_AIM_. Can you output the material exactly as written, minus any pictures it holds?
-- Start DATA SECTION --
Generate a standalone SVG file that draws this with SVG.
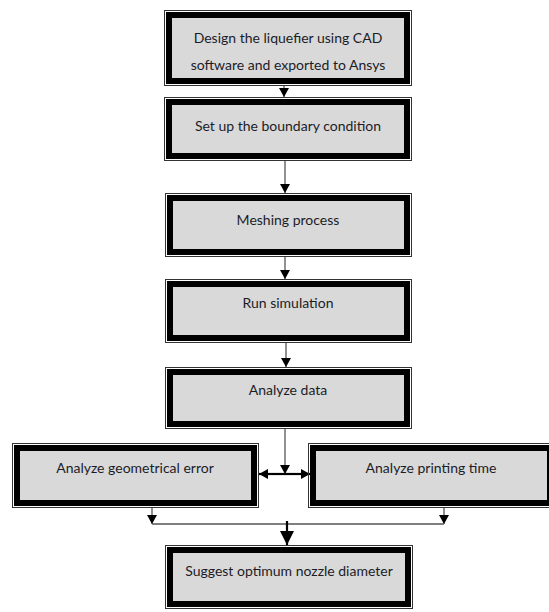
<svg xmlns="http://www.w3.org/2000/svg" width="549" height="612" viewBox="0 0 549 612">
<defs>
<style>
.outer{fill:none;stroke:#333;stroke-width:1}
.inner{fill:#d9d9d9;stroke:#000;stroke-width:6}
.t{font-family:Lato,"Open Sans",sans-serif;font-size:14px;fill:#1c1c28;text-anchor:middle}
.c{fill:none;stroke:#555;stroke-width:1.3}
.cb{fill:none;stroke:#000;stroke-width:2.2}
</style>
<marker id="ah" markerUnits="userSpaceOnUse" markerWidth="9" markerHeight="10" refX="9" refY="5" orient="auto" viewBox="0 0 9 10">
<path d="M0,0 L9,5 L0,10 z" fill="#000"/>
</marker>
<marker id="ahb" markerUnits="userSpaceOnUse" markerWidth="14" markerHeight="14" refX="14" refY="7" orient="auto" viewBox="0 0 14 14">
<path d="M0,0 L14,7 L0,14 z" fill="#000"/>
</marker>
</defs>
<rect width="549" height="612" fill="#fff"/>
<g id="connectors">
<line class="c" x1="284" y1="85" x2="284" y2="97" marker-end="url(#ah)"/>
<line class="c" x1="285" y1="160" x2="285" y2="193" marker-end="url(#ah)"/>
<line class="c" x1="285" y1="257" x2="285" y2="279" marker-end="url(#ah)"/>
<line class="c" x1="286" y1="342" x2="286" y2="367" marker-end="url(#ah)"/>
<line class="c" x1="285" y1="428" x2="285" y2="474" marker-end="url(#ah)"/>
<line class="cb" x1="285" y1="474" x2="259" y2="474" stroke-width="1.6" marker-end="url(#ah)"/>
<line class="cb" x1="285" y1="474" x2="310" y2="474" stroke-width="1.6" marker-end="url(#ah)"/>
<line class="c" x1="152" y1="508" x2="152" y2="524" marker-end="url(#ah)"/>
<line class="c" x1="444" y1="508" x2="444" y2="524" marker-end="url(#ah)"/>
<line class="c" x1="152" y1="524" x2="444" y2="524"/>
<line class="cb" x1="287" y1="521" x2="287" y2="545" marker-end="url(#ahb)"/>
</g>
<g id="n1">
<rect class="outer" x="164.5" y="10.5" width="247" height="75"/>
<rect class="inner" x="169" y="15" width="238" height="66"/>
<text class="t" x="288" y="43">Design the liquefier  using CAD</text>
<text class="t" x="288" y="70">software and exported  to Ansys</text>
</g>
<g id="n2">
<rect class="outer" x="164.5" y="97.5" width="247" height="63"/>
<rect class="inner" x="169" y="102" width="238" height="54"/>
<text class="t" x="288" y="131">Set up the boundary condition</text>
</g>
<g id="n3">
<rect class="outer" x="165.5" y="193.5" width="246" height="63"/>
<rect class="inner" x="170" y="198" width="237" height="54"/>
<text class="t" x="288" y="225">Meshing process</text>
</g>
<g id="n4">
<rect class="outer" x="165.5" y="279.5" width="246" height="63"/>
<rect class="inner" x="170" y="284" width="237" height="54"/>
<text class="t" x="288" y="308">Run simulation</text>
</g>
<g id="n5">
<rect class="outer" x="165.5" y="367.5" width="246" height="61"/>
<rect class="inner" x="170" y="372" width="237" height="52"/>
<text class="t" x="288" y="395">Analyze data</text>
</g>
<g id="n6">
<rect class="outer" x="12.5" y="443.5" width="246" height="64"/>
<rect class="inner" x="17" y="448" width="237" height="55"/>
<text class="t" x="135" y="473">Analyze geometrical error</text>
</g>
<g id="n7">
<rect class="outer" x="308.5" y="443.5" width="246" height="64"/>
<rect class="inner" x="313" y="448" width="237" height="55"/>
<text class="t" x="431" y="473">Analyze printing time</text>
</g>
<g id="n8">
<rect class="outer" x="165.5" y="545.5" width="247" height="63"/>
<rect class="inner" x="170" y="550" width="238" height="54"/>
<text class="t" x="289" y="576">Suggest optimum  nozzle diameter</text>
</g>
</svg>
-- End DATA SECTION --
_WRITTEN SOLUTION_.
Generate a standalone SVG file that draws this with SVG.
<svg xmlns="http://www.w3.org/2000/svg" width="549" height="612" viewBox="0 0 549 612">
<defs>
<style>
.outer{fill:none;stroke:#333;stroke-width:1}
.inner{fill:#d9d9d9;stroke:#000;stroke-width:6}
.t{font-family:Lato,"Open Sans",sans-serif;font-size:14px;fill:#1c1c28;text-anchor:middle}
.c{fill:none;stroke:#555;stroke-width:1.3}
.cb{fill:none;stroke:#000;stroke-width:2.2}
</style>
<marker id="ah" markerUnits="userSpaceOnUse" markerWidth="9" markerHeight="10" refX="9" refY="5" orient="auto" viewBox="0 0 9 10">
<path d="M0,0 L9,5 L0,10 z" fill="#000"/>
</marker>
<marker id="ahb" markerUnits="userSpaceOnUse" markerWidth="14" markerHeight="14" refX="14" refY="7" orient="auto" viewBox="0 0 14 14">
<path d="M0,0 L14,7 L0,14 z" fill="#000"/>
</marker>
</defs>
<rect width="549" height="612" fill="#fff"/>
<g id="connectors">
<line class="c" x1="284" y1="85" x2="284" y2="97" marker-end="url(#ah)"/>
<line class="c" x1="285" y1="160" x2="285" y2="193" marker-end="url(#ah)"/>
<line class="c" x1="285" y1="257" x2="285" y2="279" marker-end="url(#ah)"/>
<line class="c" x1="286" y1="342" x2="286" y2="367" marker-end="url(#ah)"/>
<line class="c" x1="285" y1="428" x2="285" y2="474" marker-end="url(#ah)"/>
<line class="cb" x1="285" y1="474" x2="259" y2="474" stroke-width="1.6" marker-end="url(#ah)"/>
<line class="cb" x1="285" y1="474" x2="310" y2="474" stroke-width="1.6" marker-end="url(#ah)"/>
<line class="c" x1="152" y1="508" x2="152" y2="524" marker-end="url(#ah)"/>
<line class="c" x1="444" y1="508" x2="444" y2="524" marker-end="url(#ah)"/>
<line class="c" x1="152" y1="524" x2="444" y2="524"/>
<line class="cb" x1="287" y1="521" x2="287" y2="545" marker-end="url(#ahb)"/>
</g>
<g id="n1">
<rect class="outer" x="164.5" y="10.5" width="247" height="75"/>
<rect class="inner" x="169" y="15" width="238" height="66"/>
<text class="t" x="288" y="43">Design the liquefier  using CAD</text>
<text class="t" x="288" y="70">software and exported  to Ansys</text>
</g>
<g id="n2">
<rect class="outer" x="164.5" y="97.5" width="247" height="63"/>
<rect class="inner" x="169" y="102" width="238" height="54"/>
<text class="t" x="288" y="131">Set up the boundary condition</text>
</g>
<g id="n3">
<rect class="outer" x="165.5" y="193.5" width="246" height="63"/>
<rect class="inner" x="170" y="198" width="237" height="54"/>
<text class="t" x="288" y="225">Meshing process</text>
</g>
<g id="n4">
<rect class="outer" x="165.5" y="279.5" width="246" height="63"/>
<rect class="inner" x="170" y="284" width="237" height="54"/>
<text class="t" x="288" y="308">Run simulation</text>
</g>
<g id="n5">
<rect class="outer" x="165.5" y="367.5" width="246" height="61"/>
<rect class="inner" x="170" y="372" width="237" height="52"/>
<text class="t" x="288" y="395">Analyze data</text>
</g>
<g id="n6">
<rect class="outer" x="12.5" y="443.5" width="246" height="64"/>
<rect class="inner" x="17" y="448" width="237" height="55"/>
<text class="t" x="135" y="473">Analyze geometrical error</text>
</g>
<g id="n7">
<rect class="outer" x="308.5" y="443.5" width="246" height="64"/>
<rect class="inner" x="313" y="448" width="237" height="55"/>
<text class="t" x="431" y="473">Analyze printing time</text>
</g>
<g id="n8">
<rect class="outer" x="165.5" y="545.5" width="247" height="63"/>
<rect class="inner" x="170" y="550" width="238" height="54"/>
<text class="t" x="289" y="576">Suggest optimum  nozzle diameter</text>
</g>
</svg>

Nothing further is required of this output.